After three days he slept. For about 20 hours. That scared me because I wasn’t sure he was alive except by nudging him. His teenage crack dealer and her two thugs made deliveries to the house, and that scared me too. This was a life I had never experienced before. And don’t want to experience again.


I had a ticket home that I didn’t use. Instead, I bought a ticket on a redeye flight and left for the airport six hours in advance. Before I left, Bobby and I had a talk. He wasn’t delusional, for a change. He said he was surprised I lasted as long as I had. I told him how heartbreaking it was to see him in the condition he was in. He talked about checking into a hospital for detox, would Ann and I come back and watch his dogs?
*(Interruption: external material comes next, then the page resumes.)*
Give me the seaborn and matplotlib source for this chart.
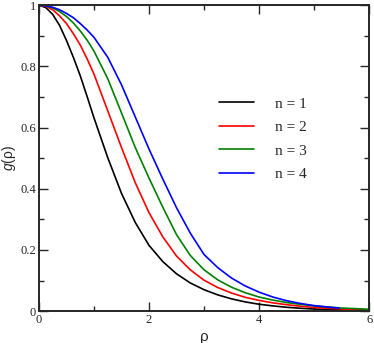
import pandas as pd
import matplotlib
matplotlib.use("Agg")
import matplotlib.pyplot as plt
import seaborn as sns
from matplotlib.ticker import MultipleLocator

# values
rho = [0, 0.125, 0.25, 0.375, 0.5, 0.625, 0.75, 0.875, 1.0, 1.25, 1.5, 1.75, 2.0,
       2.25, 2.5, 2.75, 3.0, 3.25, 3.5, 3.75, 4.0, 4.25, 4.5, 4.75, 5.0, 5.5, 6.0]
g_n1 = [1.0, 0.992, 0.970, 0.934, 0.885, 0.830, 0.770, 0.702, 0.632, 0.502, 0.385,
        0.290, 0.215, 0.162, 0.122, 0.092, 0.070, 0.053, 0.040, 0.030, 0.0225,
        0.017, 0.0125, 0.0093, 0.0068, 0.0037, 0.002]
g_n2 = [1.0, 0.996, 0.985, 0.965, 0.940, 0.907, 0.870, 0.825, 0.775, 0.655, 0.535,
        0.420, 0.322, 0.243, 0.180, 0.135, 0.101, 0.077, 0.059, 0.045, 0.035,
        0.027, 0.021, 0.016, 0.012, 0.007, 0.004]
g_n3 = [1.0, 0.998, 0.991, 0.979, 0.963, 0.942, 0.916, 0.886, 0.850, 0.760, 0.648,
        0.535, 0.435, 0.340, 0.250, 0.182, 0.135, 0.102, 0.078, 0.060, 0.046,
        0.036, 0.028, 0.022, 0.017, 0.010, 0.006]
rho_n4 = [0, 0.125, 0.25, 0.375, 0.5, 0.625, 0.75, 0.875, 1.0, 1.25, 1.5, 1.75, 2.0,
          2.25, 2.5, 2.75, 3.0, 3.25, 3.5, 3.75, 4.0, 4.25, 4.5, 4.75, 5.0, 5.25, 5.45]
g_n4 = [1.0, 0.998, 0.993, 0.985, 0.973, 0.959, 0.940, 0.919, 0.895, 0.830, 0.740,
        0.635, 0.530, 0.432, 0.338, 0.255, 0.185, 0.142, 0.108, 0.082, 0.062,
        0.046, 0.034, 0.025, 0.018, 0.013, 0.010]
labels = ["n = 1", "n = 2", "n = 3", "n = 4"]
colors = ["black", "red", "green", "blue"]

df = pd.concat([
    pd.DataFrame({"rho": rho, "g": g_n1, "n": labels[0]}),
    pd.DataFrame({"rho": rho, "g": g_n2, "n": labels[1]}),
    pd.DataFrame({"rho": rho, "g": g_n3, "n": labels[2]}),
    pd.DataFrame({"rho": rho_n4, "g": g_n4, "n": labels[3]}),
])

sns.set_style("ticks")
plt.rcParams["font.family"] = ["Liberation Serif", "DejaVu Serif"]
plt.rcParams["mathtext.fontset"] = "custom"
plt.rcParams["mathtext.it"] = "Liberation Sans:italic"
plt.rcParams["mathtext.rm"] = "Liberation Sans"

fig = plt.figure(figsize=(3.74, 3.43), dpi=100)
ax = fig.add_axes([0.104, 0.093, 0.883, 0.892])

sns.lineplot(data=df, x="rho", y="g", hue="n", palette=colors, ax=ax,
             linewidth=1.2, sort=True, estimator=None)

ax.set_xlim(0, 6)
ax.set_ylim(0, 1)
ax.xaxis.set_major_locator(MultipleLocator(2))
ax.xaxis.set_minor_locator(MultipleLocator(1))
ax.yaxis.set_major_locator(MultipleLocator(0.2))
ax.yaxis.set_minor_locator(MultipleLocator(0.1))
ax.xaxis.set_major_formatter(plt.FuncFormatter(lambda v, p: f"{v:g}"))
ax.yaxis.set_major_formatter(plt.FuncFormatter(lambda v, p: f"{v:g}"))
ax.tick_params(which="both", direction="in", top=True, right=True, labelsize=9, width=1)
ax.tick_params(which="major", length=6.5, pad=2)
ax.tick_params(which="minor", length=3.5)
for s in ax.spines.values():
    s.set_linewidth(1.4)

ax.set_xlabel("ρ", family="Liberation Sans", fontsize=11, labelpad=3)
ax.set_ylabel(r"$g$(ρ)", family="Liberation Sans", fontsize=10, labelpad=2)

ax.legend(frameon=False, loc="upper left", bbox_to_anchor=(0.545, 0.70),
          borderaxespad=0, borderpad=0, fontsize=11, handlelength=2.3,
          handletextpad=1.4, labelspacing=0.64)

fig.savefig("out.png", dpi=100)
I hate airports, but sitting in it for six hours was far less painful than watching Bobby destroy himself. I bought a hamburger and fries. It was overpriced, but delicious. The airport that late at night was practically deserted. I liked it.


[More surreal: The plane left on time about midnight. I drifted in an out of a doze during the flight. At about 4:30 CDT there was a kerfuffle in the row ahead of me. The flight attendant told two men standing in the aisle to sit down, and then she came back with her cohort and started screaming at one of the men. Evidently the man in the middle seat had been groping the woman on the window as she slept. Cops waited for him on the air bridge as we left.]


It took me a long time to process my trip. I couldn’t talk about it to anyone at home except Ann because I didn’t want to harm Bobby’s reputation. Bobby and Paul, his partner, had gotten the equivalent of a partnership divorce. I understood why. Money was involved. Lies and anger and name calling were involved. It was pretty typical of other divorces I have seen. And of course, Bobby’s drug use was a big part of it.


I believed I would never see Bobby again. I expected him to be dead of an overdose or an organ failure from drug use within a year.


But I never expected him to be brutally murdered. Ann and I both loved him. And we’ll continue to love him. We believe he is in a better place.


The essential Bobby was a kind, loving, brilliant, funny, charming, charismatic man. But his demons killed him in the long run. No matter how he lived, he didn’t deserve to die the way he did. No one does. I try to make sense of it and I can’t. We will miss him.


Pray for his soul.



4 comments:

Rhiannon M said...

What a tragic end. I'm so sorry for the loss of your friend.

Jim C-D said...

oh, my friend....

Donna Arey Missen said...

I'm so sorry, Bill. You're right, no one deserves to die that way...and it's so sad that he couldn't find his way out of his self-destruction before he died. But he really was blessed to have such a supportive friend as you.

Mark said...

Oh, my! So sorry to hear... even if belatedly. Awful.